- [THE EXERCISE]
Below are records; count the lines in them that hold "this" and give only the count.

- [TASK INPUTS]
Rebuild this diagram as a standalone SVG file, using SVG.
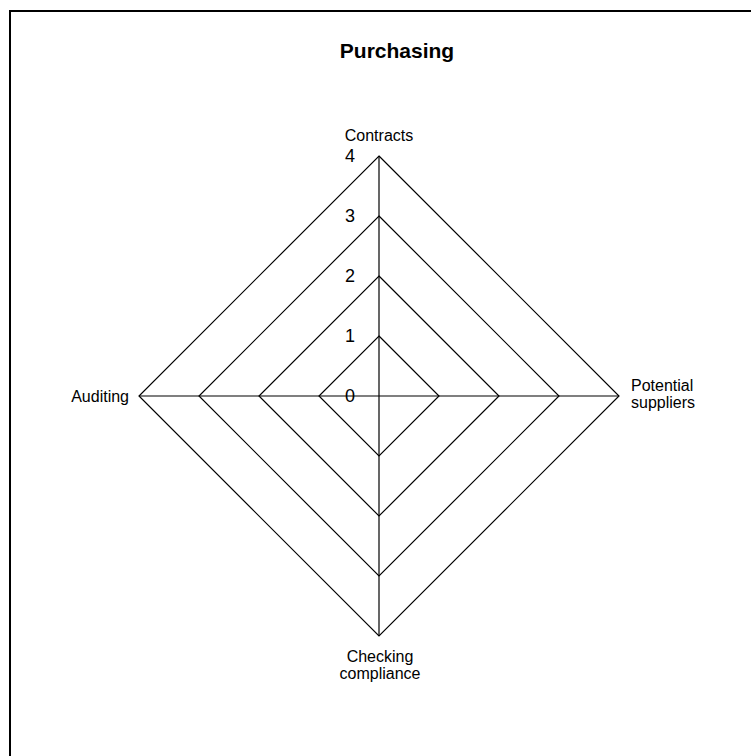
--
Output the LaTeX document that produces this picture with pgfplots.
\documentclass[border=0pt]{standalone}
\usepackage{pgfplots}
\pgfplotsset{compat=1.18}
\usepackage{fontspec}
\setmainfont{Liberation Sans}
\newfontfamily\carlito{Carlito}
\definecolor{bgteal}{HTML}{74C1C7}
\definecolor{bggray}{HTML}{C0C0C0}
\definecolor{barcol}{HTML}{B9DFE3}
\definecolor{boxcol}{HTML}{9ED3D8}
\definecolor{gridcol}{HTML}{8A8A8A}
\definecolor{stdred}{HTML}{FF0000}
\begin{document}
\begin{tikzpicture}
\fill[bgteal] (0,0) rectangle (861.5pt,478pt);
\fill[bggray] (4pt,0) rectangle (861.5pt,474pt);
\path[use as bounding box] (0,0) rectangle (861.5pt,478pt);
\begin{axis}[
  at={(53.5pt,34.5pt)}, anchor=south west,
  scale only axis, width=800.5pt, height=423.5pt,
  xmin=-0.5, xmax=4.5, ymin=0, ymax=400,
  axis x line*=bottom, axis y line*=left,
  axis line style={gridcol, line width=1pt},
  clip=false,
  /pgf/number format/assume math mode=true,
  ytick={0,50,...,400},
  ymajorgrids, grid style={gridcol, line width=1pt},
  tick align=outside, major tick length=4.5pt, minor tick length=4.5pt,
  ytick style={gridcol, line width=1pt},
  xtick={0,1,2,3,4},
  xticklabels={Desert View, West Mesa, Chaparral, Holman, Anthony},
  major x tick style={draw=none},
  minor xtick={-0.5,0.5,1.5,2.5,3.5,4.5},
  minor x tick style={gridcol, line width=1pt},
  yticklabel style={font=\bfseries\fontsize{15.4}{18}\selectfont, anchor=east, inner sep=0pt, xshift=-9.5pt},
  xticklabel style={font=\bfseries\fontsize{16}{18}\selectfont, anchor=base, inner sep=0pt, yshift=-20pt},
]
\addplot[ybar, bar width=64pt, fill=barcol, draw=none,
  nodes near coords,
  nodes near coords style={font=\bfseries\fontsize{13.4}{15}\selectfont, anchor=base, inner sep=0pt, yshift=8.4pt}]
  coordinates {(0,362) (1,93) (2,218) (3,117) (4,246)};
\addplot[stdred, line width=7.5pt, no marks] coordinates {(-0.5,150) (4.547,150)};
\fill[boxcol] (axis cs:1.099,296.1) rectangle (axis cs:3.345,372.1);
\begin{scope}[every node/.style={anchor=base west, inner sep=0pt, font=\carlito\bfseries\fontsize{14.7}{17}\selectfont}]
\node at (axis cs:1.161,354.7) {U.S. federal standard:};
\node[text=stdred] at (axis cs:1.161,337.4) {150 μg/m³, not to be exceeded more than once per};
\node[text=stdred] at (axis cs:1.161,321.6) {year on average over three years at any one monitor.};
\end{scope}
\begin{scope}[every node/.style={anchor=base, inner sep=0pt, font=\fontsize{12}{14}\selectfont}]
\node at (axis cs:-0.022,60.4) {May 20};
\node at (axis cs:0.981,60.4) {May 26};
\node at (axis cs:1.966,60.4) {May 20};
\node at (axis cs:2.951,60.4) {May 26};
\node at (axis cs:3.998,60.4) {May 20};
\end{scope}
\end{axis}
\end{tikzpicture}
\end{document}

- [SOLUTION TO THE EXERCISE]
2